In brief

  • Joker's Stash, one of the longest-running market places for stolen credit cards, said it will shut down next month.
  • The site has made revenues of over $1 billion in Bitcoin, according to estimates.
  • However, researchers say the shutdown is unlikely to curb the massive stolen card market.

The operators of stolen credit cards website Joker’s Stash announced last week that they are closing the site down for good next month. The site made revenues of over $1 billion in Bitcoin—their earnings from the platform—over the past years, according to a report by darknet cybersecurity firm Gemini Advisory.

Founded in 2014, Joker’s Stash quickly went from a small-time operator of stolen credit cards to one of the biggest providers. It connected sellers with vendors of illicitly obtained credit card information, codes, and payment addresses, all of which were said to be of the “highest quality” among other similar providers on the darknet.

The stolen card market is no small business either. Research from 2019 stated that over 76.2 million stolen cards made their way to darknet markets in the second half of that year alone. Then in the first half of 2020, 43 million stolen cards were found on the darknet. Much of these were traded on Joker’s Stash, until its end.

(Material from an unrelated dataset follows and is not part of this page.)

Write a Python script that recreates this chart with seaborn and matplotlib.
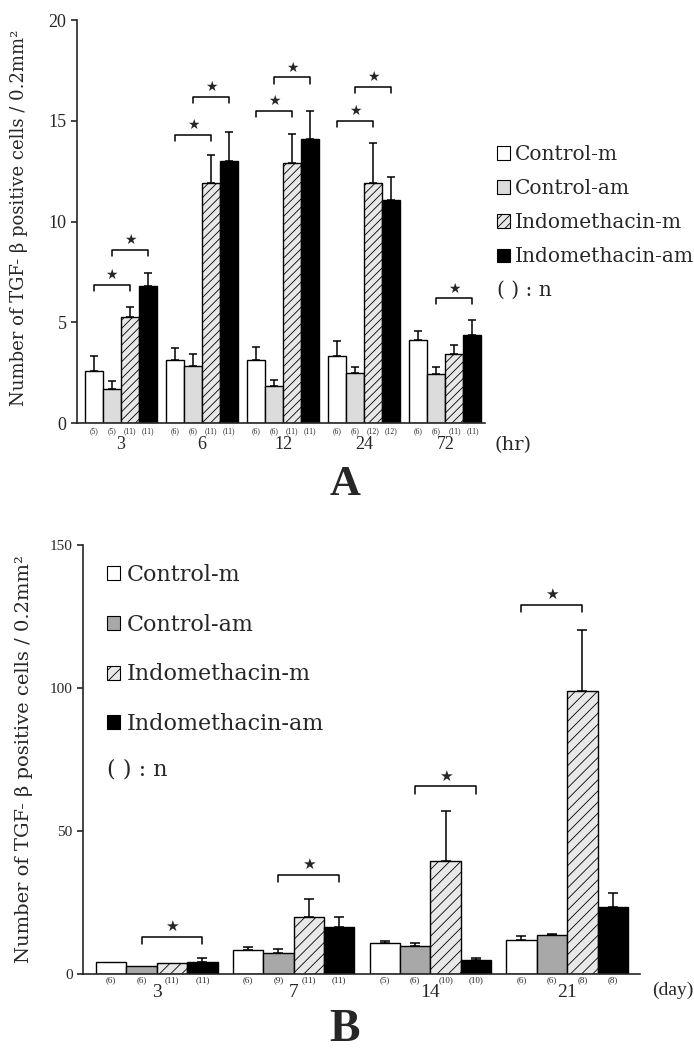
import numpy as np
import pandas as pd
import matplotlib
matplotlib.use("Agg")
import matplotlib.pyplot as plt
import seaborn as sns
from matplotlib.patches import Patch

# ---------------- data ----------------
groups = ["Control-m", "Control-am", "Indomethacin-m", "Indomethacin-am"]

# Panel A (hours)
a_times = ["3", "6", "12", "24", "72"]
a_control_m = [2.6, 3.15, 3.15, 3.35, 4.15]
a_control_m_err = [0.75, 0.6, 0.65, 0.75, 0.45]
a_control_am = [1.7, 2.85, 1.87, 2.48, 2.45]
a_control_am_err = [0.4, 0.6, 0.28, 0.3, 0.33]
a_indo_m = [5.25, 11.9, 12.9, 11.9, 3.45]
a_indo_m_err = [0.5, 1.4, 1.45, 2.0, 0.42]
a_indo_am = [6.8, 13.0, 14.1, 11.05, 4.4]
a_indo_am_err = [0.65, 1.45, 1.4, 1.15, 0.72]
a_n_control_m = ["(5)", "(6)", "(6)", "(6)", "(6)"]
a_n_control_am = ["(5)", "(6)", "(6)", "(6)", "(6)"]
a_n_indo_m = ["(11)", "(11)", "(11)", "(12)", "(11)"]
a_n_indo_am = ["(11)", "(11)", "(11)", "(12)", "(11)"]
a_bracket_time = ["3", "3", "6", "6", "12", "12", "24", "24", "72"]
a_bracket_from = [0, 1, 0, 1, 0, 1, 0, 1, 1]
a_bracket_to = [2, 3, 2, 3, 2, 3, 2, 3, 3]
a_bracket_y = [6.85, 8.6, 14.3, 16.2, 15.5, 17.15, 15.0, 16.7, 6.2]

# Panel B (days)
b_days = ["3", "7", "14", "21"]
b_control_m = [4.2, 8.5, 10.8, 12.0]
b_control_m_err = [0.0, 1.1, 0.6, 1.2]
b_control_am = [2.8, 7.3, 9.7, 13.8]
b_control_am_err = [0.0, 1.3, 1.1, 0.3]
b_indo_m = [4.0, 19.9, 39.6, 99.0]
b_indo_m_err = [0.0, 6.4, 17.5, 21.3]
b_indo_am = [4.3, 16.3, 5.0, 23.6]
b_indo_am_err = [1.2, 3.6, 0.6, 4.9]
b_n_control_m = ["(6)", "(6)", "(5)", "(6)"]
b_n_control_am = ["(6)", "(9)", "(6)", "(6)"]
b_n_indo_m = ["(11)", "(11)", "(10)", "(8)"]
b_n_indo_am = ["(11)", "(11)", "(10)", "(8)"]
b_bracket_day = ["3", "7", "14", "21"]
b_bracket_from = [1, 1, 1, 0]
b_bracket_to = [3, 3, 3, 2]
b_bracket_y = [12.9, 34.7, 65.6, 129.0]

# ---------------- style ----------------
sns.set_style("ticks")
plt.rcParams["font.family"] = ["Liberation Serif", "DejaVu Sans"]
plt.rcParams["hatch.linewidth"] = 0.6
plt.rcParams["axes.linewidth"] = 1.2
WIDE = ["DejaVu Serif", "DejaVu Sans"]

ylabel = "Number of TGF- β positive cells / 0.2mm²"


def long_df(cats, series):
    rows = []
    for g, vals in zip(groups, series):
        for c, v in zip(cats, vals):
            rows.append({"cat": c, "group": g, "value": v})
    return pd.DataFrame(rows)


def draw_panel(ax, cats, series, errs, ns, palette, hatch, br_cat, br_from, br_to, br_y,
               tick_d, n_y, n_fs, star_fs, cap):
    df = long_df(cats, series)
    sns.barplot(data=df, x="cat", y="value", hue="group", order=cats, hue_order=groups,
                palette=palette, width=0.89, gap=0, errorbar=None, edgecolor="black",
                linewidth=1.0, legend=False, ax=ax)
    bar_conts = list(ax.containers)[:4]
    for p in bar_conts[2]:
        p.set_hatch(hatch)
    centers = []
    for i, cont in enumerate(bar_conts):
        xs = np.array([p.get_x() + p.get_width() / 2 for p in cont])
        centers.append(xs)
        vals = np.array(series[i])
        e = np.array(errs[i])
        m = e > 0
        ax.errorbar(xs[m], vals[m], yerr=[np.zeros(m.sum()), e[m]], fmt="none",
                    ecolor="black", elinewidth=1.1, capsize=cap, capthick=1.1, zorder=5)
        for x, lab in zip(xs, ns[i]):
            ax.text(x, n_y, lab, transform=ax.get_xaxis_transform(), ha="center",
                    va="center", fontsize=n_fs)
    for c, f, t, y in zip(br_cat, br_from, br_to, br_y):
        k = cats.index(c)
        x1, x2 = centers[f][k], centers[t][k]
        ax.plot([x1, x1, x2, x2], [y - tick_d, y, y, y - tick_d], color="black", lw=1.1)
        ax.annotate("★", xy=((x1 + x2) / 2, y), xytext=(0, 2), textcoords="offset points",
                    ha="center", va="bottom", fontsize=star_fs, family="DejaVu Sans")
    sns.despine(ax=ax)
    ax.tick_params(axis="x", length=0)
    ax.tick_params(axis="y", length=4, width=1.2)
    ax.set_xlabel("")


fig = plt.figure(figsize=(6.94, 10.53), dpi=100)

# Panel A
axA = fig.add_axes([0.111, 0.598, 0.588, 0.383])
palA = ["white", "#dcdcdc", "#e8e8e8", "black"]
draw_panel(axA, a_times,
           [a_control_m, a_control_am, a_indo_m, a_indo_am],
           [a_control_m_err, a_control_am_err, a_indo_m_err, a_indo_am_err],
           [a_n_control_m, a_n_control_am, a_n_indo_m, a_n_indo_am],
           palA, "////", a_bracket_time, a_bracket_from, a_bracket_to, a_bracket_y,
           tick_d=0.3, n_y=-0.02, n_fs=5.5, star_fs=10, cap=3)
axA.set_ylim(0, 20)
axA.set_xlim(-0.54, 4.49)
axA.set_yticks([0, 5, 10, 15, 20])
axA.tick_params(axis="y", labelsize=13)
axA.tick_params(axis="x", labelsize=13, pad=9)
axA.set_ylabel(ylabel, fontsize=13, family=WIDE)
axA.yaxis.set_label_coords(-0.12, 0.51)
handlesA = [Patch(facecolor=palA[i], edgecolor="black", lw=0.8,
                  hatch=("////" if i == 2 else None)) for i in range(4)]
axA.legend(handlesA, groups, loc="upper left", bbox_to_anchor=(1.03, 0.69),
           frameon=False, borderaxespad=0, borderpad=0,
           prop={"family": WIDE, "size": 14.5},
           handlelength=0.65, handleheight=0.65, handletextpad=0.2, labelspacing=0.75)
axA.text(1.03, 0.33, "( ) : n", transform=axA.transAxes, fontsize=14.5, va="center",
         family=WIDE)
fig.text(495 / 694, 1 - 445 / 1053, "(hr)", fontsize=14, va="center", family=WIDE)
fig.text(345 / 694, 1 - 485 / 1053, "A", fontsize=31, fontweight="bold",
         ha="center", va="center")

# Panel B
axB = fig.add_axes([0.1196, 0.075, 0.802, 0.4074])
palB = ["white", "#a8a8a8", "#e8e8e8", "black"]
draw_panel(axB, b_days,
           [b_control_m, b_control_am, b_indo_m, b_indo_am],
           [b_control_m_err, b_control_am_err, b_indo_m_err, b_indo_am_err],
           [b_n_control_m, b_n_control_am, b_n_indo_m, b_n_indo_am],
           palB, "///", b_bracket_day, b_bracket_from, b_bracket_to, b_bracket_y,
           tick_d=2.5, n_y=-0.014, n_fs=6.5, star_fs=11, cap=3.5)
axB.set_ylim(0, 150)
axB.set_xlim(-0.54, 3.53)
axB.set_yticks([0, 50, 100, 150])
axB.tick_params(axis="y", labelsize=11)
axB.tick_params(axis="x", labelsize=14, pad=7)
axB.set_ylabel(ylabel, fontsize=14, family=WIDE)
axB.yaxis.set_label_coords(-0.09, 0.5)
handlesB = [Patch(facecolor=palB[i], edgecolor="black", lw=0.8,
                  hatch=("///" if i == 2 else None)) for i in range(4)]
axB.legend(handlesB, groups, loc="upper left", bbox_to_anchor=(0.043, 0.956),
           frameon=False, borderaxespad=0, borderpad=0,
           prop={"family": WIDE, "size": 16},
           handlelength=0.6, handleheight=0.6, handletextpad=0.3, labelspacing=1.25)
axB.text(0.043, 0.476, "( ) : n", transform=axB.transAxes, fontsize=16, va="center",
         family=WIDE)
fig.text(652 / 694, 1 - 990 / 1053, "(day)", fontsize=14, va="center")
fig.text(345 / 694, 1 - 1030 / 1053, "B", fontsize=33, fontweight="bold",
         ha="center", va="center")

fig.savefig("out.png", dpi=100, facecolor="white")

“Joker goes on a well-deserved retirement. Joker’s Stash is closing...It’s time for us to leave forever,” read a post written by the site’s operators last week.

The "Joker's" final post on the dark web site. Image: Gemini Advisory

Much of the Bitcoin (estimated to be over $1 billion at current rates) went to vendors for their services, Gemini Advisory said, and the remaining to Joker’s Stash’ operators—one of whom was known as the “Joker.”

Trouble in Joker land

Despite the fortunes, Gemini Advisory stated that darknet users had recently started to complain about the low-quality of stolen card info and the high amounts of cards that “did not work,” which saw the popularity of Joker’s Stash decline as a whole. The entire darknet market model—one that is wholly anonymous—is based on trust, meaning bad reviews are an instant path to unpopularity and no recurring business.

Losing customers was not the only concern for Joker’s Stash either. The US Federal Bureau of Investigation (FBI) seized its web domains and blockchain addresses last year, which even led to speculation among users that its operators were facing legal troubles at the time. However, Joker’s Stash operators regained access shortly afterward and put the site up again.

Then, in October, the Joker claimed to have caught the coronavirus and was hospitalized for a week. This caused a disruption in sales and a further dip in popularity.

Meanwhile, the end of Joker's Stash does not mean an end of the stolen card business. Gemini Advisory said that the site’s vendors were “very likely” to fully transition to other large, top-tier dark web marketplaces.

“The underground payment card economy is likely to remain largely unaffected by this shutdown,” the firm said.